With turntables trumping guitars and Japanese DJs winning international contests, there's no lack of turntablists in Japan. But when high school kid Ko Kimura was making trips from rural Gifu Prefecture to play Tokyo clubs back in the mid-'80s, he was one of a few pioneers.

"At the time I started to play house, most people thought it was cheesy because house superficially sounds the same as Eurobeat," says Kimura over coffee in Aoyama. "It was difficult to explain that house is a kind of soul music."

Kimura, whose career dates back through the fabled Gold of the early '90s to seminal clubs like Picasso, says that a 1987 trip to New York awakened him to the power of house. "It was then I realized that house is a hardcore kind of dance music. First I went to Nell's, but then I thought this is not what I wanted: too yuppie. So I went to the gay clubs after asking around at record shops. Then I realized that this is what I was looking for, but it was a bit scary as it was all men. I was probably the only straight or Asian guy there."

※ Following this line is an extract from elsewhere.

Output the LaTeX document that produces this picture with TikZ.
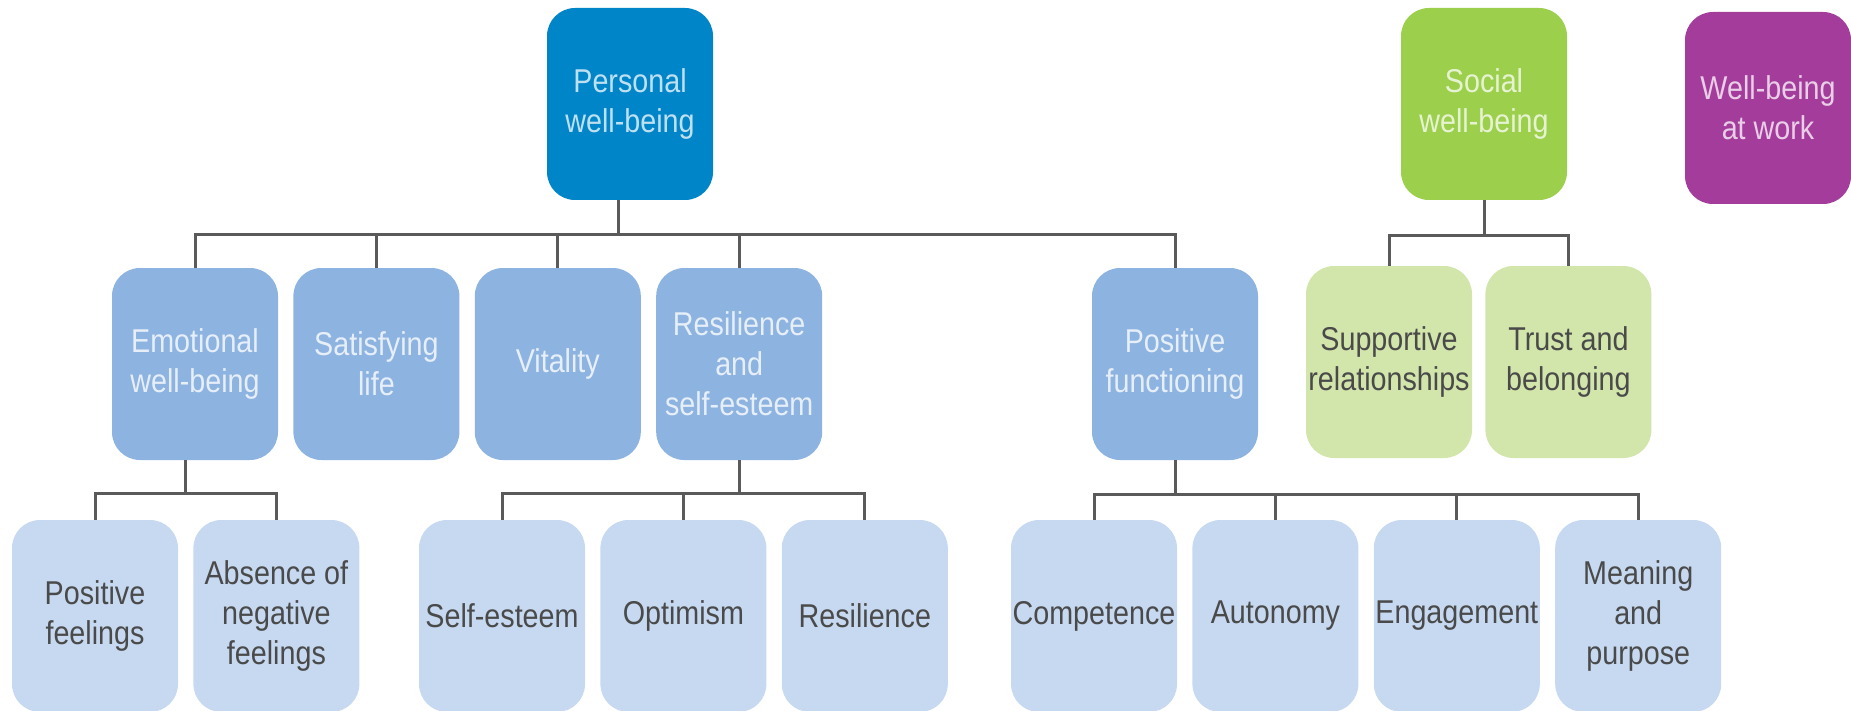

With the explosion of dance culture in the early '90s, Kimura became a fixture at places like Gold and Yellow, where he has held his Kool parties on the last Saturday of the month for seven years now. But Kimura says the spread of club culture has taken some of the fun out of his job. "Back then, DJs played all kinds of music: I used to spin rare groove, house, R&B, all in one set," he recalls. "But now DJs specialize by genre."

Kimura also notes the impact of the bursting of the bubble economy on Japan's club scene. "In the last few years it's become difficult to get sponsorship," he says. "Only a few guys can survive by organizing parties; most do it as a hobby. Now in Japan it's really tough. Even if someone has talent, they can't succeed without connections."

To put himself in a better negotiating position, Kimura founded the management company Futique ten years ago. The company is one of the leading players on the Japanese club scene, and recently hosted UK superstar DJ John Digweed, whose Bedrock label Kimura represents in Japan. "Pioneer, which owns the Bedrock catalog, asked me to put together a Japan edition for the series," he says. "Even though I'm influenced mainly by US house and Digweed is known for more trance-y stuff, recently he plays deeper stuff, so our sets worked well together."

As one of Japan's most respected DJs, Kimura gets plenty of fresh vinyl sent to him, but the DJ still hits Shibuya shops like Cisco for new material. "Most of what the record labels send me is garbage," he scoffs, lamenting the lack of good new vocal tracks. "If they have a nice track, they don't need to promote it. It sells itself."

Meanwhile, Kimura says he's still got plenty of DJing left in him. "Last week I went to the last big gay party at Liquid Room before it closed. As I listened to classic house tracks, it brought back great memories from the past. I really noticed how a DJ can make people happy. I thought if I can continue to make people happy then I want to DJ as long as I can."